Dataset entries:
┌──

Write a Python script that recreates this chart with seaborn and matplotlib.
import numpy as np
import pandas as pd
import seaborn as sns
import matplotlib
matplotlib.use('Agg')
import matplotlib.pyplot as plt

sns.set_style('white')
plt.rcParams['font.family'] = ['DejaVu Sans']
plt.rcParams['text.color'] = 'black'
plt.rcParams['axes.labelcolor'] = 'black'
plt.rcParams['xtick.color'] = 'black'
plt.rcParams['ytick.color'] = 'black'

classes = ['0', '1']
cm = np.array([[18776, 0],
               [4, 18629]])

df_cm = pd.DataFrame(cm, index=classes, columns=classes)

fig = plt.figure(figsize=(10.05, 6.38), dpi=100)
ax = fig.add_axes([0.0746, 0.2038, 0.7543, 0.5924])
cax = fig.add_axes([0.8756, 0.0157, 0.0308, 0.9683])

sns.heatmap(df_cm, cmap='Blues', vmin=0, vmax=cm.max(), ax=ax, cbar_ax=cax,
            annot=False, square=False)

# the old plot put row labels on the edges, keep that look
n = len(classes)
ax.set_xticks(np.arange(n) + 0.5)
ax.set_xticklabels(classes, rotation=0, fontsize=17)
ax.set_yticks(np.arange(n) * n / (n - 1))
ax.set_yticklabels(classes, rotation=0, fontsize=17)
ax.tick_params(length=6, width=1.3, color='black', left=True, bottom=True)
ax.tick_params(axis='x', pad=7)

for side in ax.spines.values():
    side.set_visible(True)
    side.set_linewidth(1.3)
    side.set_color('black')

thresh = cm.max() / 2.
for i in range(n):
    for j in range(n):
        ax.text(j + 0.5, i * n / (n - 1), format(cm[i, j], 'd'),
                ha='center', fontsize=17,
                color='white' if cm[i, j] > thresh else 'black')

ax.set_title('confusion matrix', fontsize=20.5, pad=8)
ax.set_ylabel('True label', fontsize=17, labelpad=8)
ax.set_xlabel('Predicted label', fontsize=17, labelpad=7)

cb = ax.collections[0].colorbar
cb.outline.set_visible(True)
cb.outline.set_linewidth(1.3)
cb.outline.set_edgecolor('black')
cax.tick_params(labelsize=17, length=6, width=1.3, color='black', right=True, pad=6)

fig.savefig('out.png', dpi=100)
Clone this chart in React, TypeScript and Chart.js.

└──

Your instructions:
All entries shown above should be printed again exactly.

Task solution:
Write a Python script that recreates this chart with seaborn and matplotlib.
import numpy as np
import pandas as pd
import seaborn as sns
import matplotlib
matplotlib.use('Agg')
import matplotlib.pyplot as plt

sns.set_style('white')
plt.rcParams['font.family'] = ['DejaVu Sans']
plt.rcParams['text.color'] = 'black'
plt.rcParams['axes.labelcolor'] = 'black'
plt.rcParams['xtick.color'] = 'black'
plt.rcParams['ytick.color'] = 'black'

classes = ['0', '1']
cm = np.array([[18776, 0],
               [4, 18629]])

df_cm = pd.DataFrame(cm, index=classes, columns=classes)

fig = plt.figure(figsize=(10.05, 6.38), dpi=100)
ax = fig.add_axes([0.0746, 0.2038, 0.7543, 0.5924])
cax = fig.add_axes([0.8756, 0.0157, 0.0308, 0.9683])

sns.heatmap(df_cm, cmap='Blues', vmin=0, vmax=cm.max(), ax=ax, cbar_ax=cax,
            annot=False, square=False)

# the old plot put row labels on the edges, keep that look
n = len(classes)
ax.set_xticks(np.arange(n) + 0.5)
ax.set_xticklabels(classes, rotation=0, fontsize=17)
ax.set_yticks(np.arange(n) * n / (n - 1))
ax.set_yticklabels(classes, rotation=0, fontsize=17)
ax.tick_params(length=6, width=1.3, color='black', left=True, bottom=True)
ax.tick_params(axis='x', pad=7)

for side in ax.spines.values():
    side.set_visible(True)
    side.set_linewidth(1.3)
    side.set_color('black')

thresh = cm.max() / 2.
for i in range(n):
    for j in range(n):
        ax.text(j + 0.5, i * n / (n - 1), format(cm[i, j], 'd'),
                ha='center', fontsize=17,
                color='white' if cm[i, j] > thresh else 'black')

ax.set_title('confusion matrix', fontsize=20.5, pad=8)
ax.set_ylabel('True label', fontsize=17, labelpad=8)
ax.set_xlabel('Predicted label', fontsize=17, labelpad=7)

cb = ax.collections[0].colorbar
cb.outline.set_visible(True)
cb.outline.set_linewidth(1.3)
cb.outline.set_edgecolor('black')
cax.tick_params(labelsize=17, length=6, width=1.3, color='black', right=True, pad=6)

fig.savefig('out.png', dpi=100)
Clone this chart in React, TypeScript and Chart.js.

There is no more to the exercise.